Texas State was faced with a huge quarterback quandary. T.J. Finley, last year’s starter, transferred again, this time to Western Kentucky. Kinne brought in Jayden de Laura from Arizona, but a campus uproar over a a sexual assault during his high school days in Honolulu that ended in a civil settlement caused him to depart as well.
Kinne did land transfer Jordan McCloud from James Madison and he signed two high school quarterbacks, but maybe Chandler would consider coming here to play for his dad.
“I can’t comment on that,” Chad said. “I do know G.J. loves Chandler to death.”
Heck, Chandler as a kid used to wear Kinne’s No. 4 jersey when he starred at Tulsa.
Would he consider coaching?
"No, I want no part of that," Chandler said. "It's a brutal business, and I got to see it from the front row. I'm glad my dad's doing it. It's kind of his calling. He's impacting lives. I just think he wasn't given enough time at Arkansas. He kind of only had one recruiting class, and it was the best Arkansas had ever signed. But you don't get three years to turn around a program now."
It would seem to be a perfect a reunion for Texas State and the elder Morris, who's looking to jumpstart his career after spending a year as a special assistant at Clemson.

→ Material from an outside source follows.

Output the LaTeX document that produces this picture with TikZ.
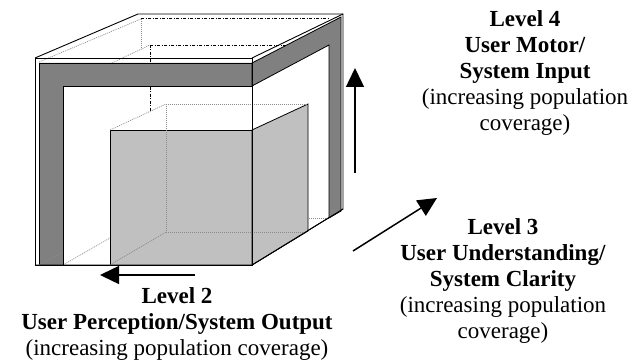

With Swinney, he basically served as an advance scout, preparing what he calls “a one-sheeter” for both the Tigers' offensive and defensive coordinators for their upcoming opponent.
“Dabo said, ‘I’m paying the guy granola bars and fruit snacks,” Morris said with a chuckle, given his pricey $10 million settlement from Arkansas that was offset by other jobs since. “I can be cheap labor.”
He probably would have stayed a second season at Clemson but for the call that came from Kinne. The one-time Longhorns quarterback was groomed by Morris at Tulsa and was hired as a GA and analyst by him at SMU and Arkansas and immediately thought of Morris when he had a staff opening for a receivers coach.
“Yeah, Dabo used to coach receivers before he became the Clemson head coach, and he told me, ‘I hope you paid attention to me,’“ Morris said. “That’s right up Dabo’s alley."
While Morris won’t call plays for the Bobcats, he’ll do everything in his power to assist his former mentee. So will David Bailiff, the Bobcats' former head coach who took them to the Division I-AA semifinals and also has rejoined Kinne’s staff to help with community relations and fundraising.
“Yeah, I call myself America’s oldest GA,” the 65-year-old Bailiff said. “I think we’re lucky to have Chad here. We’re going to put some old wisdom on the staff. Heck, I offered him a job once when he was at Lake Travis for $75,000, but lost him to (Tulsa’s) Todd Graham, who offered him $125,000.”
It ain’t about the money now.
Morris could easily live off his earnings and retire with his wife to the 200-acre Gridiron Ranch in East Texas where he suffered a horrific horse-riding accident a year ago. He had to have rods and screws inserted into his fractured left tibia, but has recovered nicely.
“I hope G.J. can use me and David,” Morris said. “That (head coaching) seat can be a lonely seat. You sometimes have to walk through fire, especially when times get tough.”
Morris knows about tough times. But also about great moments. The memories still stir within him, which is why he spent a year with Gus Malzahn at Auburn before the staff got fired and another year at USF with Jeff Scott before he, too, got fired. He briefly considered going back to the high school ranks as he did for a year at Allen before returning to Clemson.
But rejuvenating his career with his one-time protege was too hard to resist.
And does Morris still have another head coaching stop in mind?
“If it happens, it happens. Great,” he said. “And if it doesn’t … that’s great, too.”
Of course, he could always join a fire department.